### TASK TO CARRY OUT
Write out the material again word for word, dropping any images it holds.

### DATASET EXTRACT
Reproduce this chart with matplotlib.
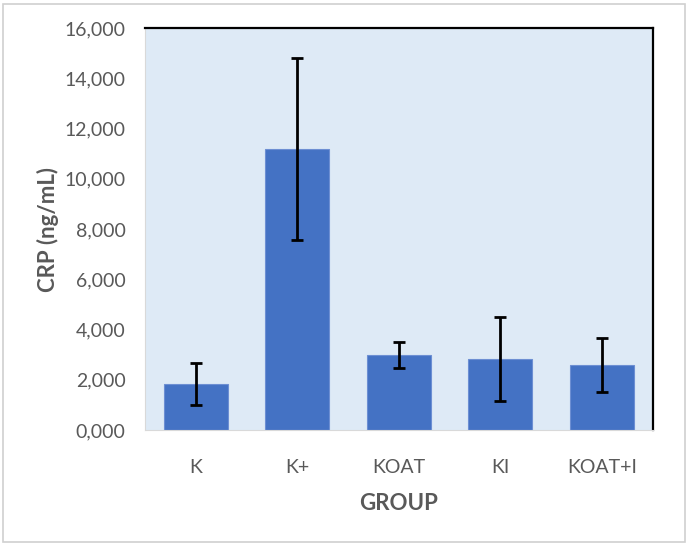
import matplotlib.pyplot as plt
from matplotlib.patches import Rectangle
from matplotlib.ticker import FuncFormatter

# data
groups = ['K', 'K+', 'KOAT', 'KI', 'KOAT+I']
crp_mean = [1820, 11200, 2985, 2815, 2590]
crp_err = [830, 3620, 510, 1670, 1070]

plt.rcParams['font.family'] = ['Lato', 'DejaVu Sans']

fig = plt.figure(figsize=(6.89, 5.46), dpi=100)
ax = fig.add_axes([145 / 689, 1 - 430 / 546, 507.5 / 689, 402 / 546])

# light grey frame round the whole chart
fig.patches.append(Rectangle((3 / 689, 4 / 546), 682 / 689, 538 / 546,
                             transform=fig.transFigure, fill=False,
                             edgecolor='#d0d0d0', linewidth=1.2))

ax.set_facecolor('#deeaf6')
x = range(len(groups))
ax.bar(x, crp_mean, width=0.63, color='#4472c4', edgecolor='#6d8fd3',
       linewidth=0.8, zorder=2)
ax.errorbar(x, crp_mean, yerr=crp_err, fmt='none', ecolor='black',
            elinewidth=2, capsize=4, capthick=2, zorder=3)

ax.set_xlim(-0.5, 4.5)
ax.set_ylim(0, 16000)
ax.set_yticks(range(0, 16001, 2000))
ax.yaxis.set_major_formatter(FuncFormatter(lambda v, p: '{:d},000'.format(int(v // 1000)) if v else '0,000'))
ax.set_xticks(list(x))
ax.set_xticklabels(groups)
ax.tick_params(axis='both', length=0, labelsize=14, colors='#595959')
ax.tick_params(axis='x', pad=21)
ax.tick_params(axis='y', pad=14)

ax.spines['top'].set_color('black')
ax.spines['right'].set_color('black')
ax.spines['top'].set_linewidth(1.6)
ax.spines['right'].set_linewidth(1.6)
ax.spines['left'].set_color('#d9d9d9')
ax.spines['bottom'].set_color('#d9d9d9')

ax.set_ylabel('CRP (ng/mL)', fontsize=16, fontweight='bold', color='#595959', labelpad=4)
ax.set_xlabel('GROUP', fontsize=16, fontweight='bold', color='#595959', labelpad=12)

plt.savefig('out.png', dpi=100)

### THE OUTPUT
Reproduce this chart with matplotlib.
import matplotlib.pyplot as plt
from matplotlib.patches import Rectangle
from matplotlib.ticker import FuncFormatter

# data
groups = ['K', 'K+', 'KOAT', 'KI', 'KOAT+I']
crp_mean = [1820, 11200, 2985, 2815, 2590]
crp_err = [830, 3620, 510, 1670, 1070]

plt.rcParams['font.family'] = ['Lato', 'DejaVu Sans']

fig = plt.figure(figsize=(6.89, 5.46), dpi=100)
ax = fig.add_axes([145 / 689, 1 - 430 / 546, 507.5 / 689, 402 / 546])

# light grey frame round the whole chart
fig.patches.append(Rectangle((3 / 689, 4 / 546), 682 / 689, 538 / 546,
                             transform=fig.transFigure, fill=False,
                             edgecolor='#d0d0d0', linewidth=1.2))

ax.set_facecolor('#deeaf6')
x = range(len(groups))
ax.bar(x, crp_mean, width=0.63, color='#4472c4', edgecolor='#6d8fd3',
       linewidth=0.8, zorder=2)
ax.errorbar(x, crp_mean, yerr=crp_err, fmt='none', ecolor='black',
            elinewidth=2, capsize=4, capthick=2, zorder=3)

ax.set_xlim(-0.5, 4.5)
ax.set_ylim(0, 16000)
ax.set_yticks(range(0, 16001, 2000))
ax.yaxis.set_major_formatter(FuncFormatter(lambda v, p: '{:d},000'.format(int(v // 1000)) if v else '0,000'))
ax.set_xticks(list(x))
ax.set_xticklabels(groups)
ax.tick_params(axis='both', length=0, labelsize=14, colors='#595959')
ax.tick_params(axis='x', pad=21)
ax.tick_params(axis='y', pad=14)

ax.spines['top'].set_color('black')
ax.spines['right'].set_color('black')
ax.spines['top'].set_linewidth(1.6)
ax.spines['right'].set_linewidth(1.6)
ax.spines['left'].set_color('#d9d9d9')
ax.spines['bottom'].set_color('#d9d9d9')

ax.set_ylabel('CRP (ng/mL)', fontsize=16, fontweight='bold', color='#595959', labelpad=4)
ax.set_xlabel('GROUP', fontsize=16, fontweight='bold', color='#595959', labelpad=12)

plt.savefig('out.png', dpi=100)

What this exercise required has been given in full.